A senior BJP leader said that in large parts of Junglemahal, comprising Bankura and West Midnapore districts, party offices vacated by the CPM and other Left parties were converted to BJP party offices and grassroots units of the BJP have come up with shifting allegiance of Left cadres.
Though the number of TMC-BJP clashes is officially recorded as six in Birbhum district during this period, it witnessed the first political murder of a BJP supporter on June 7 when Rahim Sheikh was attacked in his home and killed. Rahim, a CPM supporter, had joined the BJP after the Lok Sabha polls as did several hundred in Kanur village.
TMC leaders initially warded off allegations that the murder was committed by their supporters, but later the police registered a complaint against a TMC block level leader who had allegedly incited a mob to attack Rahim for joining the BJP.
The killing drew a BJP delegation, including Balbir Punj, Siddharth Nath Singh, Kirti Azad and Abdul Rashid, to visit the village and assess the situation. This was the second BJP central team to visit the state, another one having arrived on May 27 in Sandeshkhali in Basirhat sub-division of North 24 Parganas where TMC supporters had sprayed bullets on an Adivasi settlement, critically injuring nearly 13 BJP supporters.
While the TMC claimed that the attack was over a land dispute, the BJP held that the Adivasis were traditional BJP voters for long and had to pay for being so.
Arup Khan, the Bankura district president of the TMC, acknowledged that the BJP is trying to make inroads but at the same time claimed that the CPM continues to be the principal adversary.
Similarly, Cooch Behar district has witnessed a sharp rise in TMC-BJP clashes and the district TMC president Rabindranath Ghosh said: “After the polls there was a flood of CPM and Forward Bloc supporters joining the BJP. Red jersey became saffron over night and they were trying to foment trouble.
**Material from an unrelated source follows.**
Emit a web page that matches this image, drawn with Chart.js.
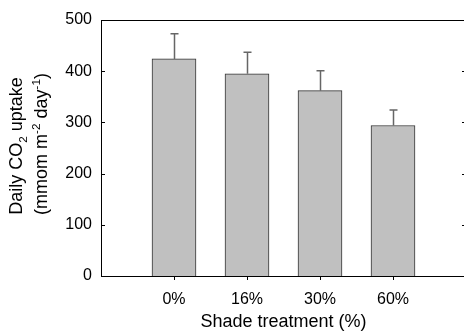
<!DOCTYPE html>
<html>
<head>
<meta charset="utf-8">
<script src="https://cdn.jsdelivr.net/npm/chart.js@4/dist/chart.umd.min.js"></script>
<style>
html, body { margin: 0; padding: 0; overflow: hidden; background: #fff; }
#wrap { width: 470px; height: 333px; position: relative; }
</style>
</head>
<body>
<div id="wrap"><canvas id="c"></canvas></div>
<script>
// ---- data ----
const categories = ['0%', '16%', '30%', '60%'];
const uptake = [424, 395, 362, 294];
const uptakeSE = [49, 42, 39, 30];
const yTicks = [0, 100, 200, 300, 400, 500];
const xTitle = 'Shade treatment (%)';
const yTitleLine1 = [['Daily CO', 'n'], ['2', 'sub'], [' uptake', 'n']];
const yTitleLine2 = [['(mmom m', 'n'], ['-2', 'sup'], [' day', 'n'], ['-1', 'sup'], [')', 'n']];

const FONT = '"Liberation Sans", Arial, sans-serif';

const framePlugin = {
  id: 'frame',
  afterDatasetsDraw(chart) {
    const {ctx, chartArea: a, scales: {y}} = chart;
    ctx.save();
    ctx.strokeStyle = '#000';
    ctx.lineWidth = 1;
    ctx.beginPath();
    ctx.moveTo(a.left, a.top + 0.5); ctx.lineTo(a.right, a.top + 0.5);
    ctx.moveTo(a.right - 0.5, a.top); ctx.lineTo(a.right - 0.5, a.bottom);
    yTicks.forEach(v => {
      const py = Math.round(y.getPixelForValue(v)) + 0.5;
      ctx.moveTo(a.left, py); ctx.lineTo(a.left + 4, py);
      ctx.moveTo(a.right - 4, py); ctx.lineTo(a.right, py);
    });
    ctx.stroke();
    ctx.restore();
  }
};

const errorPlugin = {
  id: 'errbars',
  afterDatasetsDraw(chart) {
    const {ctx, scales: {y}} = chart;
    const meta = chart.getDatasetMeta(0);
    ctx.save();
    ctx.strokeStyle = '#666';
    ctx.lineWidth = 1.5;
    meta.data.forEach((bar, i) => {
      const x = Math.round(bar.x) + 0.5;
      const yTop = y.getPixelForValue(uptake[i] + uptakeSE[i]);
      const yBase = y.getPixelForValue(uptake[i]);
      ctx.beginPath();
      ctx.moveTo(x, yBase); ctx.lineTo(x, yTop);
      ctx.moveTo(x - 4, yTop); ctx.lineTo(x + 4, yTop);
      ctx.stroke();
    });
    ctx.restore();
  }
};

function drawRich(ctx, parts, size) {
  let total = 0;
  const items = parts.map(([t, k]) => {
    const s = k === 'n' ? size : size * 0.65;
    ctx.font = s + 'px ' + FONT;
    const w = ctx.measureText(t).width;
    total += w;
    return {t, k, s, w};
  });
  let x = -total / 2;
  items.forEach(it => {
    ctx.font = it.s + 'px ' + FONT;
    let dy = 0;
    if (it.k === 'sub') dy = size * 0.28;
    if (it.k === 'sup') dy = -size * 0.4;
    ctx.fillText(it.t, x, dy);
    x += it.w;
  });
}

const yTitlePlugin = {
  id: 'ytitle',
  afterDraw(chart) {
    const {ctx, chartArea: a} = chart;
    const cy = (a.top + a.bottom) / 2 - 2;
    ctx.save();
    ctx.fillStyle = '#000';
    ctx.textBaseline = 'alphabetic';
    ctx.textAlign = 'left';
    ctx.translate(22, cy);
    ctx.rotate(-Math.PI / 2);
    drawRich(ctx, yTitleLine1, 18);
    ctx.restore();
    ctx.save();
    ctx.fillStyle = '#000';
    ctx.textBaseline = 'alphabetic';
    ctx.textAlign = 'left';
    ctx.translate(47, cy - 2);
    ctx.rotate(-Math.PI / 2);
    drawRich(ctx, yTitleLine2, 18);
    ctx.restore();
  }
};

new Chart(document.getElementById('c'), {
  type: 'bar',
  data: {
    datasets: [{
      data: categories.map((c, i) => ({x: i + 1, y: uptake[i]})),
      backgroundColor: '#c0c0c0',
      borderColor: '#333',
      borderWidth: 1,
      barThickness: 44
    }]
  },
  options: {
    responsive: true,
    maintainAspectRatio: false,
    animation: false,
    layout: { padding: { left: 0, top: 20, right: 4, bottom: 0 } },
    plugins: { legend: { display: false }, tooltip: { enabled: false } },
    scales: {
      x: {
        type: 'linear',
        offset: false,
        min: 0, max: categories.length + 1,
        afterBuildTicks(scale) {
          scale.ticks = categories.map((c, i) => ({value: i + 1}));
        },
        afterFit(scale) { scale.height = 57; },
        ticks: {
          autoSkip: false, maxRotation: 0,
          callback: (v) => categories[v - 1] ?? '',
          color: '#000', font: { family: FONT, size: 16 }, padding: 10
        },
        grid: { display: true, offset: false, drawOnChartArea: false, drawTicks: true, tickLength: 4, color: '#000' },
        border: { display: true, color: '#000', width: 1 },
        title: { display: true, text: xTitle, color: '#000', font: { family: FONT, size: 18 }, padding: { top: 0, bottom: 0 } }
      },
      y: {
        min: 0, max: 500,
        afterBuildTicks(scale) { scale.ticks = yTicks.map(v => ({value: v})); },
        afterFit(scale) { scale.width = 101; },
        ticks: { color: '#000', font: { family: FONT, size: 16 }, padding: 9 },
        grid: { display: false, drawTicks: false },
        border: { display: true, color: '#000', width: 1 }
      }
    }
  },
  plugins: [framePlugin, errorPlugin, yTitlePlugin]
});
</script>
</body>
</html>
But the tide has subsided to some extent.”
Siddhartha Nath Singh, BJP leader in charge of West Bengal, said the actual number of clashes is much more than what government records reveal. “It is a sign of nervousness of Mamata Banerjee and her TMC. Unfortunately, much of the terror that has been unleashed on BJP workers is state-sponsored. The objective is to intimidate the swelling ranks of the BJP in Bengal and force the people to migrate to the TMC,” he said.
When contacted about this emerging political trend in Bengal, Sivaji Ghosh, ADG, Law and Order, West Bengal Police, Anuj Sharma, IG, Law and Order and Siddinath Gupta, IG (West ) having jurisdiction over Bankura, Purulia, West Midnapore, had the same answer: “We have nothing to comment.”